MLX port project in progress
Native macOS app exists (for LTX-Video original)
FP8 models don’t work on Metal. Must use FP16 (bf16) or GGUF format

Performance (Existing Reports)

Environment	Generation time	Video length	Resolution
NVIDIA H100	~2 seconds	5 seconds	768x512
Mac M3	~5 minutes	a few seconds	unknown
Mac M1 16GB	~15 minutes	~4 seconds	unknown

M1 Max 64GB should be faster than M1 16GB, but nothing close to NVIDIA.

Wan 2.2

A video generation model developed by Alibaba, well-regarded for quality.

Models: Two sizes — 1.3B (lightweight) and 14B (full)
Recommended VRAM: 1.3B: 6–12GB, 14B: 24GB+
Output: 480p to 1080p
Audio: Not supported (video only)

Mac Compatibility

Officially CUDA-only, Metal/MPS not supported. However, there are ways to run it.

Community fork with MPS support (M1 Pro working)
FP8 causes errors on MPS via ComfyUI → can bypass with GGUF format
Apple Silicon issues reported in ComfyUI issue #9255

Performance (Existing Reports)

Environment	Model	Generation time	Frames	Resolution
NVIDIA RTX 3060 12GB	14B	~15 minutes	81 frames	840x420
Mac M1 Pro	1.3B	~10 minutes	8 frames	480p

M1 Pro takes 10 minutes for 8 frames (about 0.3 seconds at 25fps). A 5-second video would be well over an hour.

Comparison

	LTX-2	Wan 2.2
Mac compatibility	MLX port available. Relatively easy	Officially unsupported. GGUF workaround needed
Setup difficulty	Low	Moderately high
Simultaneous audio	Supported	Not supported
Generation speed (Mac)	~7 min for 1.3-sec video (M1 Max 64GB, GGUF)	82 min for 2-sec video (M1 Max 64GB, GGUF)
Video quality	Good	Higher quality (especially 14B)
Model size	~42GB	1.3B: a few GB / 14B: tens of GB

For just trying things out on Mac, LTX-2 is overwhelmingly easier. Simultaneous audio makes it interesting for i2v use cases. Wan 2.2 has higher quality but running at practical speeds on Mac is difficult — you’d want NVIDIA GPU for serious use.

Real-World Tests

Wan 2.2: Challenge with GGUF Format

I initially planned to skip this, but found that GGUF format could bypass the FP8 issue and run on Mac.

Four files needed:

Category	File	Size
diffusion_models	wan2.2_t2v_high_noise_14B_Q4_K_S.gguf	8.75 GB
diffusion_models	wan2.2_t2v_low_noise_14B_Q4_K_S.gguf	8.75 GB
text_encoders	umt5-xxl-encoder-Q8_0.gguf	6.04 GB
vae	wan_2.1_vae.safetensors	242 MB

Total about 24GB. Model from bullerwins/Wan2.2-T2V-A14B-GGUF, text encoder from city96/umt5-xxl-encoder-gguf, VAE from Comfy-Org/Wan_2.2_ComfyUI_Repackaged.
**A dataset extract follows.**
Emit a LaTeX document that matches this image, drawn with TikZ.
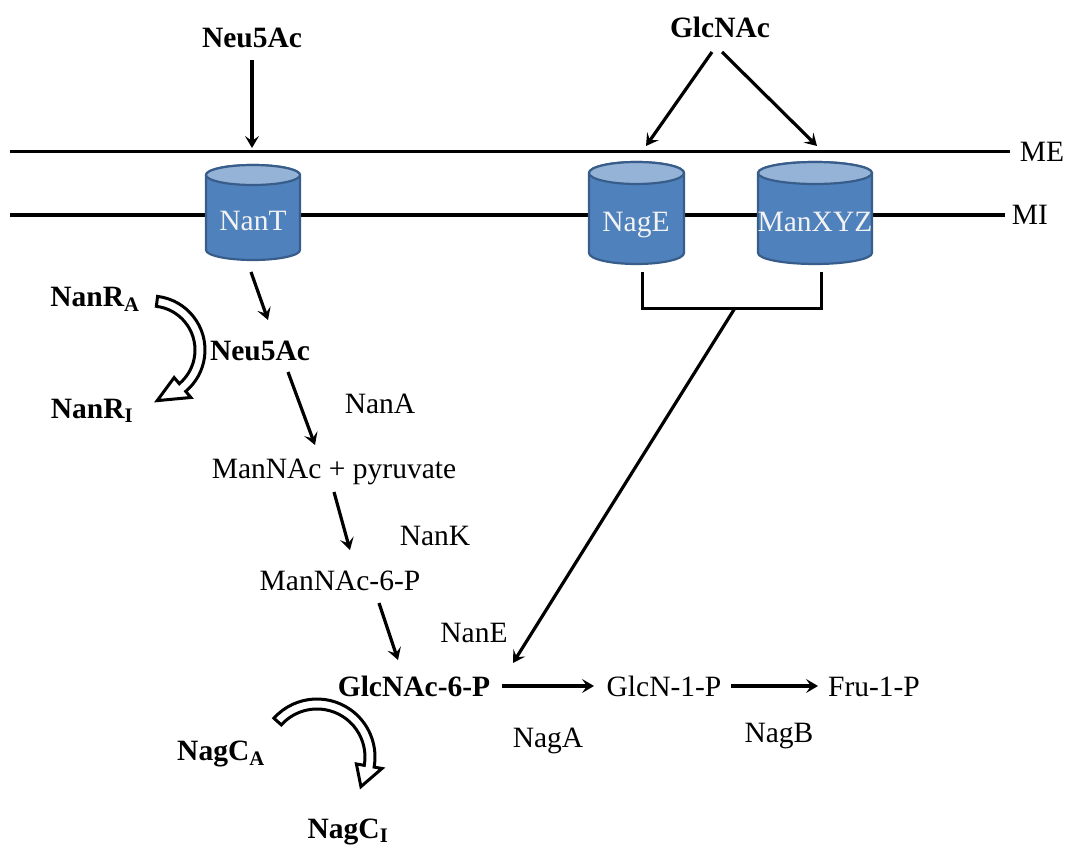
\documentclass[tikz,border=0pt]{standalone}
\usepackage{fontspec}
\setmainfont{Liberation Serif}
\usetikzlibrary{arrows.meta}
\definecolor{cylblue}{HTML}{4F81BD}
\definecolor{cyltopc}{HTML}{95B3D7}
\definecolor{cyledge}{HTML}{385D8A}
\begin{document}
\begin{tikzpicture}[x=1pt,y=-1pt,
  lbl/.style={font=\fontsize{29.5}{34}\selectfont, inner sep=0pt, anchor=base},
  blbl/.style={font=\fontsize{29.5}{34}\selectfont\bfseries, inner sep=0pt, anchor=base},
  cyltext/.style={lbl, text=white!95!black},
  arr/.style={line width=3.2pt, -{Stealth[length=12pt,width=14pt,inset=5pt]}},
  mem/.style={line width=3pt},
  bracket/.style={line width=3pt},
  cylbody/.style={fill=cylblue, draw=cyledge, line width=2.2pt},
  cyltop/.style={fill=cyltopc, draw=cyledge, line width=2.2pt},
  hollow/.style={draw=black, fill=white, line width=3pt, line join=miter}]
\useasboundingbox (0,0) rectangle (1069,848);

% membranes
\coordinate (meL) at (10,152);
\coordinate (meR) at (1010,152);
\coordinate (miL) at (10,215);
\coordinate (miR) at (1005,215);
\draw[mem] (meL) -- (meR);
\draw[mem] (miL) -- (miR);
\node[lbl] (me) at (1042,162) {ME};
\node[lbl] (mi) at (1030,224) {MI};

% cylinders
\newcommand{\cyl}[5]{% xl, xr, yt, yb, ry
  \path[cylbody] (#1,#3) -- (#1,#4) arc[start angle=180,end angle=0,x radius={(#2-#1)/2},y radius=#5]
     -- (#2,#3) arc[start angle=0,end angle=-180,x radius={(#2-#1)/2},y radius=#5] -- cycle;
  \draw[cyltop] ({(#1+#2)/2},#3) ellipse[x radius={(#2-#1)/2},y radius=#5];
}
\cyl{206}{300}{175}{250}{10}
\cyl{589}{684}{173}{253}{11}
\cyl{758}{872}{173}{253}{11}
\node[cyltext] (nant) at (253,230) {NanT};
\node[cyltext] (nage) at (636,232) {NagE};
\node[cyltext] (manxyz) at (815,232) {ManXYZ};

% top substrates
\node[blbl] (neuTop) at (252,48) {Neu5Ac};
\node[blbl] (glcTop) at (720,38) {GlcNAc};
\coordinate (neuOut) at (252,60);
\coordinate (neuIn) at (252,148);
\draw[arr] (neuOut) -- (neuIn);
\coordinate (glcL0) at (712,52);
\coordinate (glcR0) at (722,52);
\coordinate (glcL1) at (646,146);
\coordinate (glcR1) at (817,146);
\draw[arr] (glcL0) -- (glcL1);
\draw[arr] (glcR0) -- (glcR1);

% pathway labels
\node[blbl] (nanRA) at (95,306) {NanR\textsubscript{A}};
\node[blbl] (neuMid) at (260,360) {Neu5Ac};
\node[blbl] (nanRI) at (92,418) {NanR\textsubscript{I}};
\node[lbl] (nanA) at (380,413) {NanA};
\node[lbl] (mannac) at (334,478) {ManNAc + pyruvate};
\node[lbl] (nanK) at (435,545) {NanK};
\node[lbl] (mannac6p) at (340,590) {ManNAc-6-P};
\node[lbl] (nanE) at (474,642) {NanE};
\node[blbl] (glcnac6p) at (414,696) {GlcNAc-6-P};
\node[lbl] (glcn1p) at (664,696) {GlcN-1-P};
\node[lbl] (fru1p) at (874,696) {Fru-1-P};
\node[lbl] (nagA) at (548,747) {NagA};
\node[lbl] (nagB) at (779,742) {NagB};
\node[blbl] (nagCA) at (221,760) {NagC\textsubscript{A}};
\node[blbl] (nagCI) at (348,838) {NagC\textsubscript{I}};

% pathway arrows
\coordinate (a1s) at (251,272); \coordinate (a1e) at (268,320);
\coordinate (a2s) at (288,372); \coordinate (a2e) at (315,445);
\coordinate (a3s) at (334,492); \coordinate (a3e) at (350,550);
\coordinate (a4s) at (379,603); \coordinate (a4e) at (398,660);
\coordinate (a5s) at (502,686); \coordinate (a5e) at (594,686);
\coordinate (a6s) at (731,686); \coordinate (a6e) at (818,686);
\draw[arr] (a1s) -- (a1e);
\draw[arr] (a2s) -- (a2e);
\draw[arr] (a3s) -- (a3e);
\draw[arr] (a4s) -- (a4e);
\draw[arr] (a5s) -- (a5e);
\draw[arr] (a6s) -- (a6e);

% bracket from NagE / ManXYZ
\coordinate (brL) at (642,272);
\coordinate (brR) at (821,272);
\coordinate (brM) at (735,308);
\coordinate (brEnd) at (513,663);
\draw[bracket] (brL) -- (642,308) -- (821,308) -- (brR);
\draw[arr] (brM) -- (brEnd);

% hollow curved arrow NanR
\begin{scope}[shift={(151,350)}]
\draw[hollow] (-83:54) arc[start angle=-83,end angle=50,radius=54]
  -- (50:62) -- (83:51) -- (50:36) -- (50:44)
  arc[start angle=50,end angle=-83,radius=44] -- cycle;
\end{scope}
% hollow curved arrow NagC
\begin{scope}[shift={(317,757)}]
\draw[hollow] (-138:58) arc[start angle=-138,end angle=10,radius=58]
  -- (10:66) -- (34:53) -- (10:40) -- (10:48)
  arc[start angle=10,end angle=-138,radius=48] -- cycle;
\end{scope}
\end{tikzpicture}
\end{document}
Wan 2.2’s 14B model has a two-step high noise / low noise architecture. Two KSamplerAdvanced nodes are chained in the workflow, each loading models from separate checkpoints.

Stage 1 (high noise): Steps 0–10, noise added. Determines overall composition and layout
Stage 2 (low noise): Steps 10–20, no noise added. Receives stage 1’s output latent and refines details

Using separately optimized models for high and low noise stages improves quality — that’s why two GGUF files are needed.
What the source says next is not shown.